Any help at all would be wonderful, and I'm willing to extend a reward to the person who finds my bike.

Thanks.


----------



## Lifelover (Jul 8, 2004)

Keep an eye out on the Norfolk Craigslist.


----------



## miniwisejosh (Jul 4, 2008)

I am. I'm also keeping an eye on ebay, although its less likely I'll find it there.


----------



## lx93 (Jun 14, 2007)

I'll be riding 45-60 miles in the Williamsburg area tomorrow, and have noted the phone # listed above. You probably know what my chances of seeing it are, but I won't hesitate to call if by some chance I do. Keeping up til the boys in blue get there wouldn't be a problem on a road bike.


----------



## miniwisejosh (Jul 4, 2008)

Thanks man.


----------



## lalahsghost (Aug 27, 2007)

Had my bike stolen last fall, and all I can suggest is make a flyer and throw down $20 at kinkos and get a staplegun, then go to town. I printed out about 200 flyers. Got my bike back in three days.
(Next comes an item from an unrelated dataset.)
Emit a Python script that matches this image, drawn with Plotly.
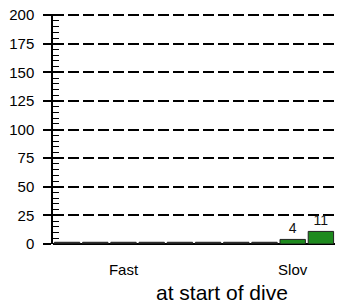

I'm not promising results, but I hope it increases your chances and good luck


----------



## varoadie (Feb 4, 2005)

Bike thieves are scum of the earth, sorry about what happened to you. I'm planning on being in Colonial W'burg tomorrow with the family, we'll all keep an eye out plus I live in Richmond so I'll keep my eye out here, too. I've got the police and your contact info with me. Take care.


----------



## miniwisejosh (Jul 4, 2008)

Thanks. I appreciate having some eyes up in Richmond.

I posted several flyers around town in all the bike shops, the thrift stores, and a few other likely places.


----------